How to Scale a Recipe Up or Down Without Ruining It
Scaling a recipe sounds like simple multiplication — and mostly it is. The scale factor is your target yield divided by the recipe's yield: doubling a 4-serving recipe to 8 means multiplying every ingredient by 2; taking a 12-cookie batch down to 8 cookies means multiplying by ⅔. This recipe scaler applies the factor to your whole ingredient list at once, understands mixed numbers ("2 1/2"), unicode fractions ("¾"), and decimals, and rewrites the result using fractions you can actually measure.
The hard parts are the edge cases, and the tool handles those too. Fractional eggs get flagged with a practical fix. Lines with no quantity ("pinch of salt") pass through untouched. And scaling beyond 3× triggers a warning, because salt, spices, and leavening shouldn't be scaled fully linearly at large multiples — professional bakers scale those to about three-quarters of the math and adjust by taste.

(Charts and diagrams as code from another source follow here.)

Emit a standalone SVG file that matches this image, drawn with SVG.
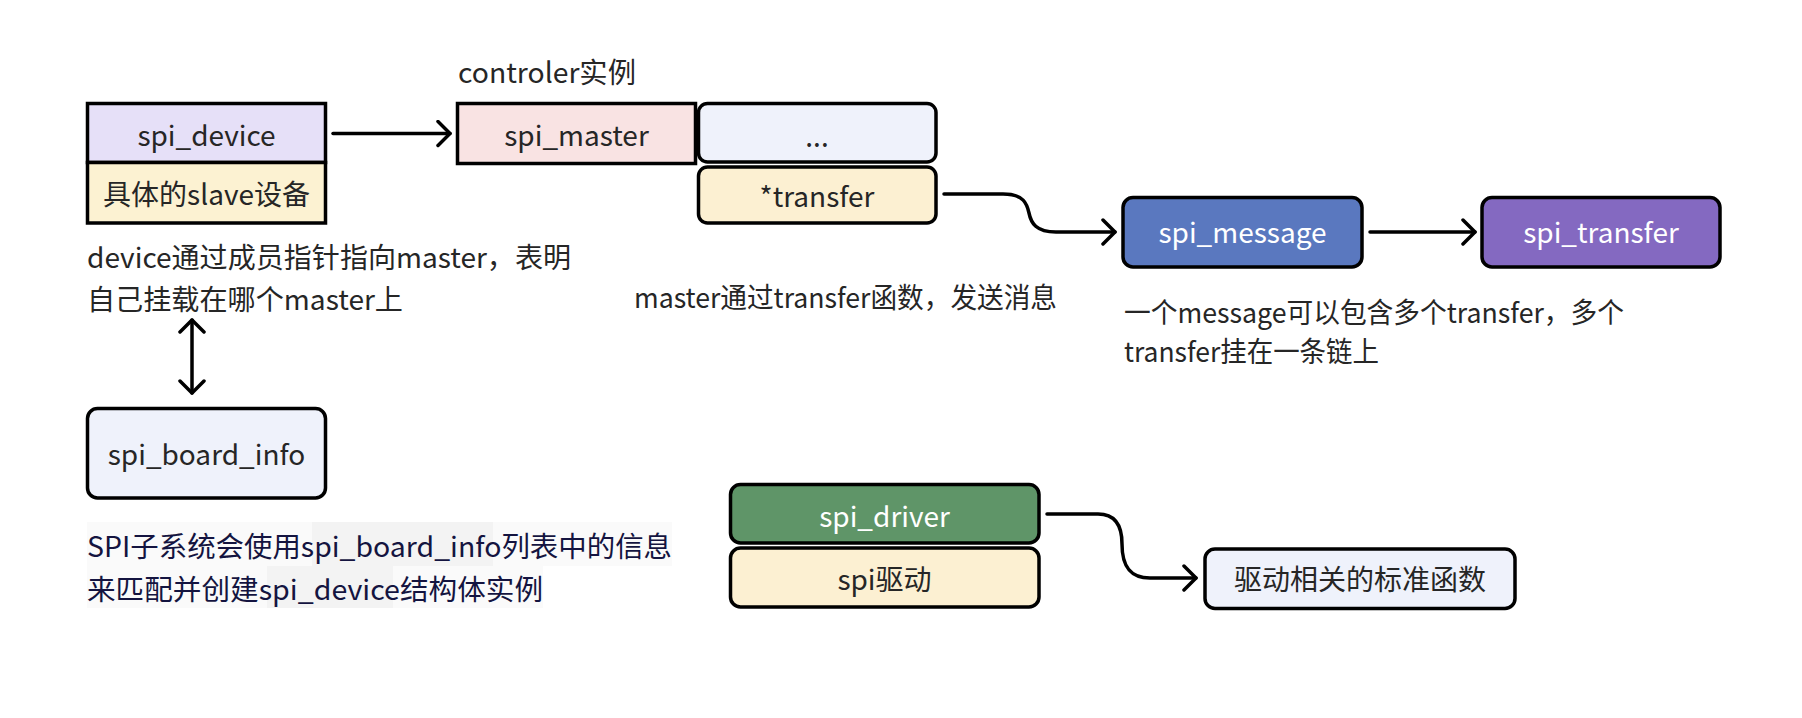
<svg xmlns="http://www.w3.org/2000/svg" width="1802" height="718" viewBox="0 0 1802 718">
<defs>
<style>
.t{font-family:"Noto Sans CJK SC","Noto Sans",sans-serif;font-size:28px;fill:#262626}
.c{text-anchor:middle}
.w{fill:#ffffff}
.n{fill:#141440}
.box{stroke:#000;stroke-width:3.5}
.ln{fill:none;stroke:#000;stroke-width:3.5;stroke-linecap:round;stroke-linejoin:round}
</style>
<marker id="ah" viewBox="0 0 16 28" refX="14" refY="14" markerWidth="16" markerHeight="28" markerUnits="userSpaceOnUse" orient="auto-start-reverse">
<path d="M2,2 L14,14 L2,26" fill="none" stroke="#000" stroke-width="3.5" stroke-linecap="round" stroke-linejoin="round"/>
</marker>
</defs>
<rect width="1802" height="718" fill="#ffffff"/>

<g id="connectors">
<path class="ln" d="M333,133.5 L450,133.5" marker-end="url(#ah)"/>
<path class="ln" d="M944,194 L1003,194 C1024,194 1027,204 1029,213 C1031,223 1036,232 1056,232 L1115,232" marker-end="url(#ah)"/>
<path class="ln" d="M1370,232 L1475,232" marker-end="url(#ah)"/>
<path class="ln" d="M192,320 L192,393" marker-start="url(#ah)" marker-end="url(#ah)"/>
<path class="ln" d="M1047,514 L1098,514 C1116,514 1122,526 1122,544 C1122,566 1130,578 1150,578 L1196,578" marker-end="url(#ah)"/>
</g>

<g id="spi_device">
<rect class="box" x="87.5" y="103.5" width="238" height="59" fill="#e6e0f8"/>
<text class="t c" x="206.5" y="146">spi_device</text>
</g>
<g id="slave">
<rect class="box" x="87.5" y="162.5" width="238" height="60.5" fill="#fcf2d2"/>
<text class="t c" x="206.5" y="205">具体的slave设备</text>
</g>

<g id="controler_label">
<text class="t" x="458" y="83" textLength="178" lengthAdjust="spacingAndGlyphs">controler实例</text>
</g>

<g id="spi_master">
<rect class="box" x="457.5" y="103.5" width="238" height="60" fill="#f9e3e3"/>
<text class="t c" x="576.5" y="146">spi_master</text>
</g>
<g id="dots">
<rect class="box" x="698.5" y="103.5" width="237.5" height="58.5" rx="9" fill="#eff2fb"/>
<text class="t c" x="817" y="147">...</text>
</g>
<g id="transfer_ptr">
<rect class="box" x="698.5" y="167" width="237.5" height="56" rx="9" fill="#fcf0d2"/>
<text class="t c" x="817" y="207">*transfer</text>
</g>

<g id="spi_message">
<rect class="box" x="1123" y="197.5" width="239" height="69.5" rx="10" fill="#5a78bf"/>
<text class="t c w" x="1242.5" y="243">spi_message</text>
</g>
<g id="spi_transfer">
<rect class="box" x="1482" y="197.5" width="238" height="69.5" rx="10" fill="#8469c1"/>
<text class="t c w" x="1601" y="243">spi_transfer</text>
</g>

<g id="note_device">
<text class="t" x="87" y="268" textLength="484" lengthAdjust="spacingAndGlyphs">device通过成员指针指向master，表明</text>
<text class="t" x="87" y="310" textLength="316" lengthAdjust="spacingAndGlyphs">自己挂载在哪个master上</text>
</g>
<g id="note_master">
<text class="t" x="634" y="308" textLength="423" lengthAdjust="spacingAndGlyphs">master通过transfer函数，发送消息</text>
</g>
<g id="note_message">
<text class="t" x="1124" y="323" textLength="500" lengthAdjust="spacingAndGlyphs">一个message可以包含多个transfer，多个</text>
<text class="t" x="1124" y="362" textLength="255" lengthAdjust="spacingAndGlyphs">transfer挂在一条链上</text>
</g>

<g id="spi_board_info">
<rect class="box" x="87.5" y="408.5" width="238" height="89.5" rx="10" fill="#eff2fb"/>
<text class="t c" x="206.5" y="465">spi_board_info</text>
</g>

<g id="note_board">
<rect x="87" y="522" width="585" height="44" fill="#fafafa"/>
<rect x="312" y="522" width="181" height="44" fill="#f3f3f3"/>
<rect x="87" y="566" width="456" height="42" fill="#fafafa"/>
<rect x="267" y="566" width="126" height="42" fill="#f3f3f3"/>
<text class="t n" x="87" y="557" textLength="585" lengthAdjust="spacingAndGlyphs">SPI子系统会使用spi_board_info列表中的信息</text>
<text class="t n" x="87" y="600" textLength="456" lengthAdjust="spacingAndGlyphs">来匹配并创建spi_device结构体实例</text>
</g>

<g id="spi_driver">
<rect class="box" x="730.5" y="484.5" width="308.5" height="58.5" rx="10" fill="#5f9568"/>
<text class="t c w" x="884.5" y="527">spi_driver</text>
</g>
<g id="spi_drv_cn">
<rect class="box" x="730.5" y="548" width="308.5" height="59" rx="10" fill="#fcf0d2"/>
<text class="t c" x="884.5" y="590">spi驱动</text>
</g>
<g id="std_funcs">
<rect class="box" x="1205" y="549" width="310" height="59.5" rx="10" fill="#eff2fb"/>
<text class="t c" x="1360" y="590">驱动相关的标准函数</text>
</g>
</svg>
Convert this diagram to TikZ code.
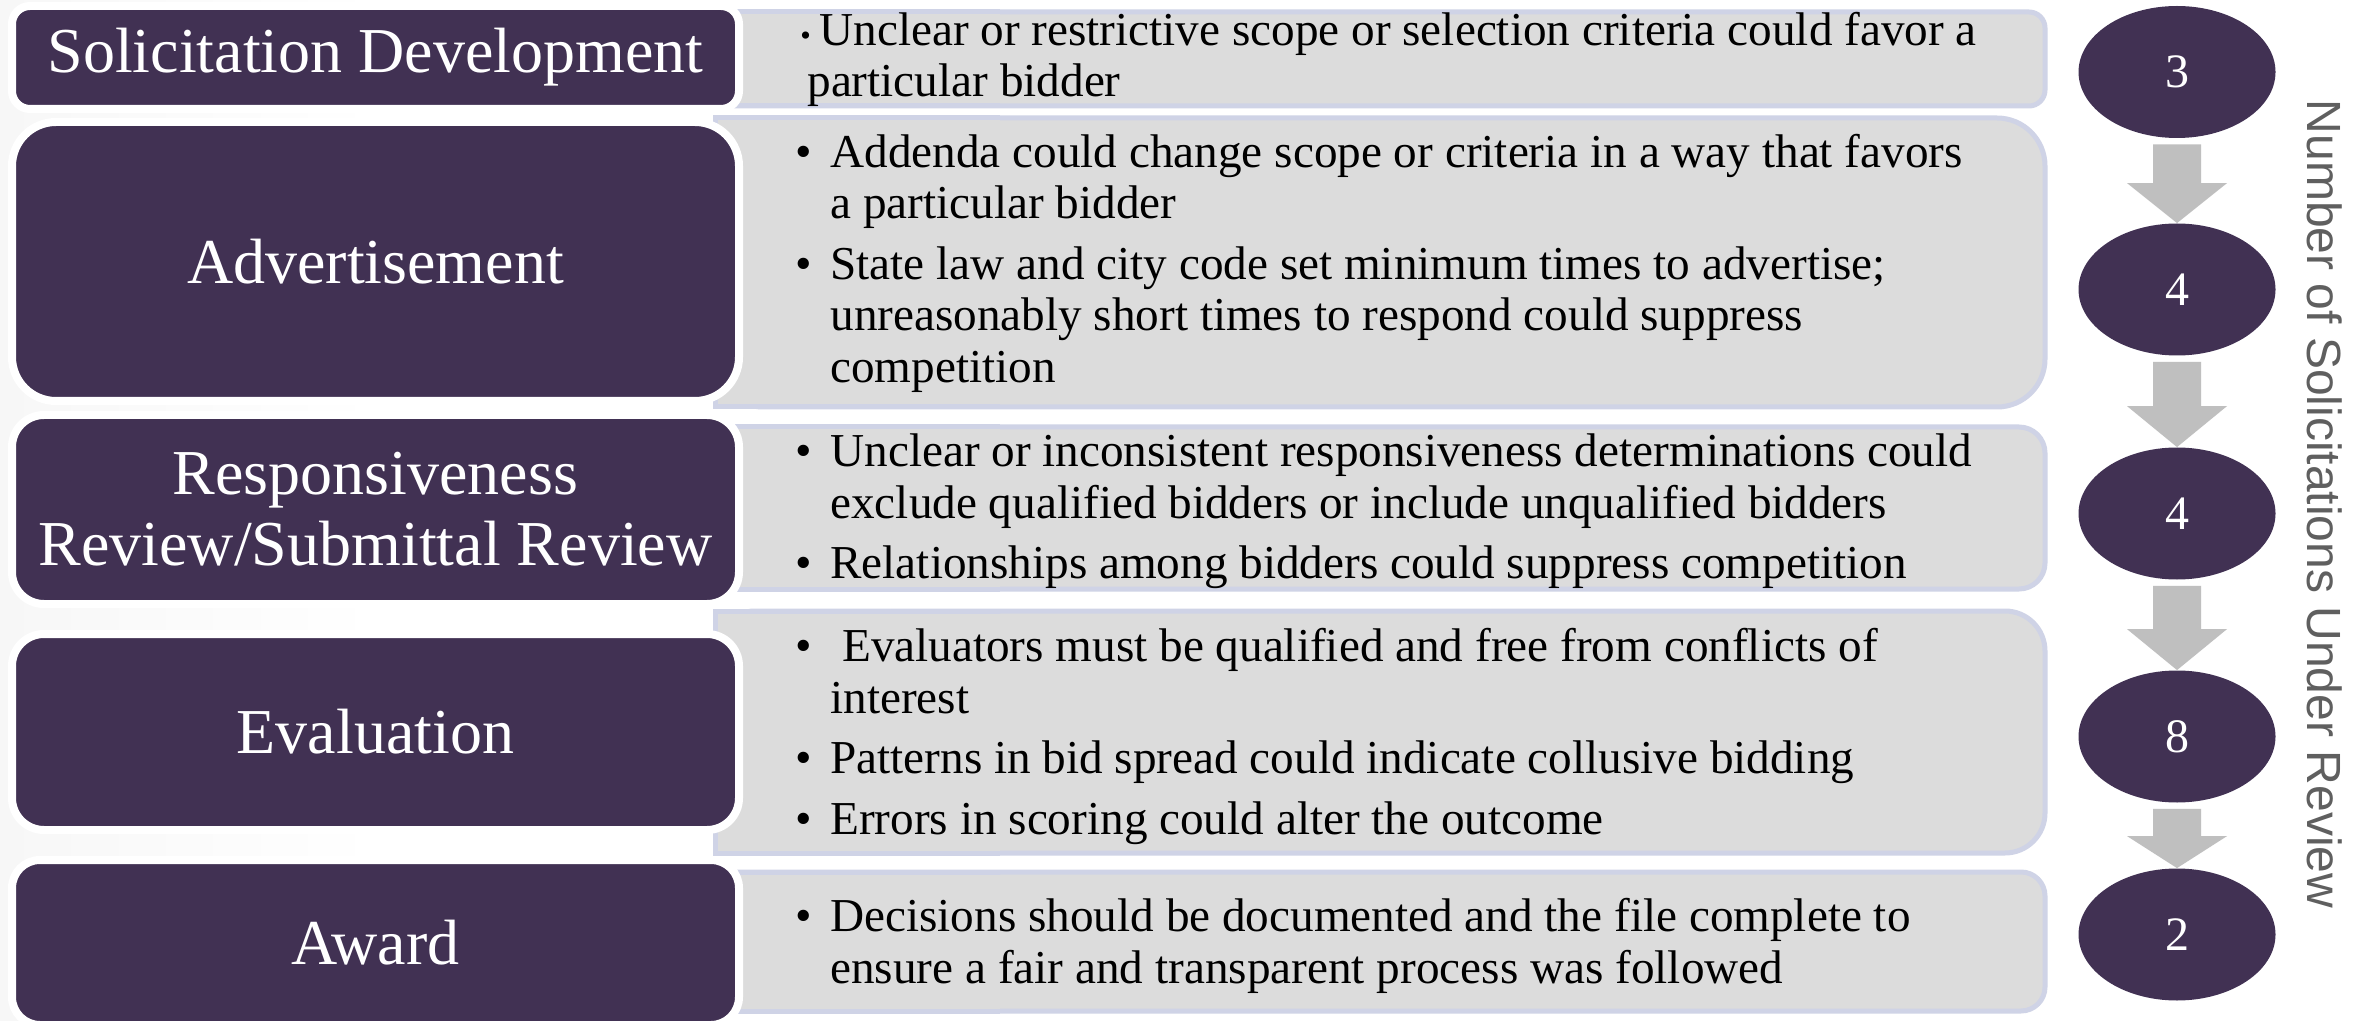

Common scale factors at a glance
| You want to… | Factor | 1 cup becomes |
|---|---|---|
| Halve a recipe | × 0.5 | ½ cup |
| Take 12 servings down to 8 | × 0.667 | ⅔ cup |
| Take 4 servings to 6 (or 8 to 12) | × 1.5 | 1½ cups |
| Double it | × 2 | 2 cups |
| Take 4 servings to 10 | × 2.5 | 2½ cups |
| Triple it (watch salt & spices) | × 3 | 3 cups |
One thing multiplication can't fix: geometry. If you double a cake recipe but keep the same pan, the batter sits twice as deep and will not bake in the same time. When your scaling changes pans, use our cake pan converter to get the right pan size, temperature, and timing together. And if you'd rather scale by weight — the more reliable way — convert your cups to grams first and multiply the gram figures.